Which doesn’t keep me from having opinions especially on one particular point, however. One thing that keeps me from liking The Crown more than I do, other than the whole monarchy thing, is that I don’t think the series has a particularly good grasp of tone, and that’s in spite of tone being a large part of what it does. Some of The Crown is historical drama, grand and regal, yet striving for an intimacy by means of its characters. (See pretty much any scene involving Jared Harris’ George VI for examples of this.) Some of the series aims to be much more of a comedy of manners, satirising the culture and the institutions depicted. Sometimes The Crown aims for lush travellogue, sometimes for marital drama. (Who’s Afraid of Elizabeth Regina?)
And all of this is fine – but then there is the almost omnipresent music, which pretty much knows one mode only: dramatic pomposity, tinted with a slightly mournful pathos. Is a scene about the Prime Minister about to lead the country into a misguided war, driven by his bruised ego? Dramatic, moody strings and brass. Is it about Prince Philip being a racist, sexist oaf? Bring out the dramatic, moody strings and brass yet again. Do we want a scene that satirically skewers some pompous upper-class twit? You guessed it: cue another dramatic, moody orchestral piece. Practically the only times that this isn’t the modus operandi are when some period-appropriate piece of music is chosen to give a scene a distinctly different, specific flavour. Otherwise, though, it’s overtime for the dramatic, moody orchestra.

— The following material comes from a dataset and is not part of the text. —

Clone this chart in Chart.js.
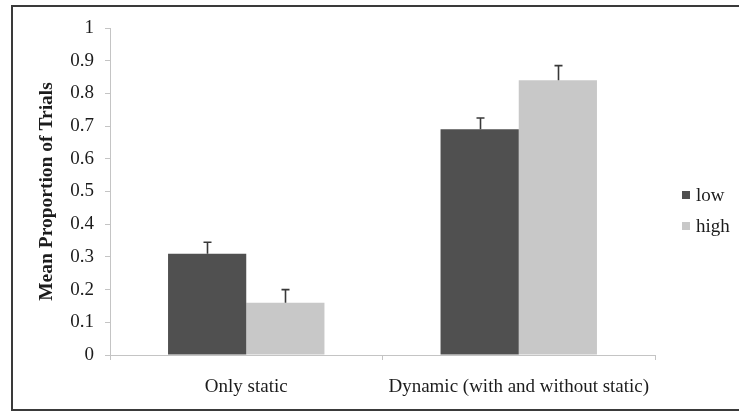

Perhaps the makers of The Crown try to use the soundtrack and its single, dominant tone to give the series a consistency that it doesn’t really have otherwise. Its unifying principle is its focus on Queen Elizabeth II, her family, her court, and the cultural and historical context of her life, but in terms of genre and tone The Crown is quite fluid – which doesn’t have to be a problem, but some people in the audience might be taken aback by being asked to care about the personal problems of the monarch one episode and then, in the next episode, laugh at their unworldly ways and their blithe ignorance of what life is like outside the palace walls. The Crown‘s original soundtrack serves as something of a unifier, but it is a bit like cheap soy sauce: everything starts to taste the same. More than that, even, the soundtrack by Rupert Gregson-Wagner (whose work ranges from Wallace & Gromit: The Curse of the Were-Rabbit and Postman Pat: The Movie to Hacksaw Ridge and Hotel Rwanda) sometimes undermines what the individual episodes are aiming for. Everything is given a flavour that’s epic and dramatic in equal parts, with a melancholy undertone – which simply seems mismatched much of the time, because that is not what The Crown‘s storytelling is, at least not consistently. Is this what the show’s producers want The Crown to be, or how they want it to be perceived, as grand and prestigious at all times?
An orchestral soundtrack can amplify any tone a film or series aim for. It can make the emotional tenor of a scene all the more effective. Manipulative or not, a good soundtrack just works. But sometimes it ends up being acoustic soy sauce – and you’d think that the Queen would have a thing or two to say about that.